1. Just Get it all Out
When you’re just getting started, keep filming. Your chances of making a winner on your first try, or even after your first 20, are infinitesimal. Think of your early work the way an artist sketches their subject before putting paint to canvas. Don’t try to get everything right the first time, just try to master something new with every project.
2. Build Your Team
Start to build a core team of people who will continue to work with you as you hone your craft. If you and your crew work well together, and have survived multiple projects, you will reap the benefit of directing people who understand exactly what you’re looking for. There’s a reason so many successful filmmakers work with close relatives. They were the only crew available for that very first backyard blockbuster.

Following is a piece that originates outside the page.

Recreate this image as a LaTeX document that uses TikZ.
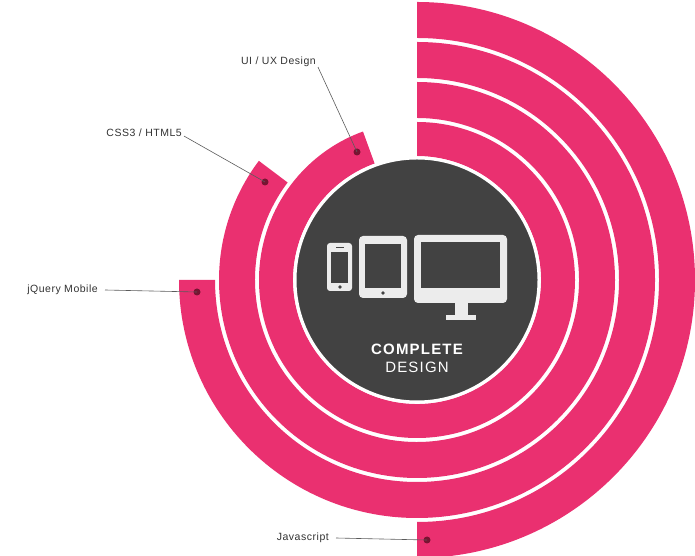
\documentclass[tikz,border=0pt]{standalone}
\usepackage{fontspec}
\setmainfont{Liberation Sans}
\newfontfamily\spaced[LetterSpace=8]{Liberation Sans}
\newfontfamily\lspaced[LetterSpace=5]{Liberation Sans}
\definecolor{pinkring}{RGB}{234,48,112}
\definecolor{darkdisc}{RGB}{66,66,66}
\definecolor{dotred}{RGB}{120,20,50}
\definecolor{icon}{RGB}{236,236,236}
\definecolor{labelgray}{RGB}{50,50,50}
\tikzset{
  ring/.style={fill=pinkring},
  ldot/.style={circle,fill=dotred,inner sep=0pt,minimum size=7pt},
  lbl/.style={font=\lspaced\fontsize{10.5}{12}\selectfont,text=labelgray,inner sep=2pt},
  leader/.style={draw=labelgray!80,line width=0.6pt},
  iconfill/.style={fill=icon},
}
\newcommand{\ringsector}[3]{% inner, outer, end angle
  \fill[ring] (417pt,276pt) ++(90:#2pt) arc[start angle=90,end angle=#3,radius=#2pt]
    -- ++(#3:-#2pt+#1pt) arc[start angle=#3,end angle=90,radius=#1pt] -- cycle;}
\begin{document}
\begin{tikzpicture}[x=1pt,y=1pt]
\useasboundingbox (0,0) rectangle (695,556);
\coordinate (c) at (417,276);
\ringsector{242}{278}{-90}
\ringsector{202}{238}{-180}
\ringsector{162}{198}{-217}
\ringsector{124}{158}{-250}
\node[circle,fill=darkdisc,draw=white,line width=3pt,minimum size=244pt] (disc) at (c) {};
% phone
\fill[icon,rounded corners=3] (327,265) rectangle (352,313);
\fill[darkdisc] (331,273) rectangle (348,304);
\fill[darkdisc] (336,307.5) rectangle (344,309);
\fill[darkdisc] (340,269) circle (1.8);
% tablet
\fill[icon,rounded corners=4] (359,258) rectangle (407,320);
\fill[darkdisc] (365,268) rectangle (401,312);
\fill[darkdisc] (383,263) circle (1.8);
% monitor
\fill[icon,rounded corners=4] (414,253) rectangle (507,321);
\fill[darkdisc] (421,268) rectangle (500,314);
\fill[icon] (455,240) rectangle (468,254);
\fill[icon] (446,236) rectangle (476,241);
\node[font=\spaced\bfseries\fontsize{15}{16}\selectfont,text=white] (t1) at (417,207) {COMPLETE};
\node[font=\spaced\fontsize{15}{16}\selectfont,text=white] (t2) at (417,189) {DESIGN};
% dots and labels
\node[ldot] (d4) at (357,404) {};
\node[ldot] (d3) at (265,374) {};
\node[ldot] (d2) at (197,264) {};
\node[ldot] (d1) at (427,16) {};
\node[lbl,anchor=east] (l4) at (318,494) {UI / UX Design};
\node[lbl,anchor=east] (l3) at (184,423) {CSS3 / HTML5};
\node[lbl,anchor=east] (l2) at (100,266) {jQuery Mobile};
\node[lbl,anchor=east] (l1) at (331,18) {Javascript};
\draw[leader] (l4.south east) ++(0,2) -- (d4.center);
\draw[leader] (l3.south east) ++(0,3) -- (d3.center);
\draw[leader] (l2.east) ++(5,0) -- (d2.center);
\draw[leader] (l1.east) ++(5,0) -- (d1.center);
\end{tikzpicture}
\end{document}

3. Your First Budget is in Your Wallet
If you can learn to make a movie with nothing, you’ll have no problem making an epic once your reputation attracts investors. Cut your teeth on all the challenges of making a zero-budget short. If necessity is the mother of invention, an iPhone and a couple of friends are surely the parents of creative genius.
4. Don’t Wait for Help
If you want to make a movie, go make a movie. A great director understands the role of every member of the crew, and most have done the job themselves early in their career. Finding help is a bonus, but first and foremost you’re on your own. Work with what you’ve got and focus on whatever it is you do best. Tell the story any way you can, without waiting for someone else to tell it for you.
5. Watch and Learn
No matter what you want to do with your camera, chances are someone else has already tried. Watch the movies that you think are really impressive, and break down the components that make it so. The answers to most of your technical questions can be found in the works you admire and want to replicate. Master the basics and the finer points will follow.
6. Be Brief
Oscar Wilde famously apologized for the length of a letter by saying if he’d had more time, he would have written a shorter one. Telling a captivating story in five or ten minutes is the essence of good filmmaking, and your first attempts should be short and succinct. Go back to point number 1 – at this stage you’re looking to be prolific, not perfect.
7. Value Diversity
Once you achieve some measure of success, you’re not going to be able to make the same film twice. Plenty of filmmakers get typecast, just as actors do, and become known for a certain genre or style. That doesn’t mean, however, that they’re not drawing from other cultures, experiences and perspectives. Always value the input of those with an entirely different world view because their story may be more compelling than your own.
8. Submit Your Work
Once you’ve completed a piece that you’re happy with it, start showing it to the world. Get it on YouTube and submit it to festivals. It won’t be your best work, unless you’re planning to have a very short career, but you need to get exposure in order to build your credentials and get the funding for more complex projects.
9. Keep trying
Learning the art of filmmaking is an exercise in trial and error. If you’re like most great directors, you’re going to make a lot of bad movies before your experience and talent start coming to the fore. Just keep shooting. Samuel Beckett had the right attitude when he said “Ever tried. Ever failed. No matter. Try again. Fail again. Fail better”.
10. Enjoy the Ride
Try to keep in mind that in the end, it’s the daily challenges of creating a feature that are going to sustain you in filmmaking. Enjoying personal or financial success is certainly a goal, but if you don’t enjoy the process, it’s not much of a life. The only thing everyone seems to agree on is that becoming a successful filmmaker involves a lot of hard work, a little luck, and a pathological desire to keep filming, no matter what anyone else thinks of your work. And don’t listen to other filmmakers. Apparently, that won’t help either.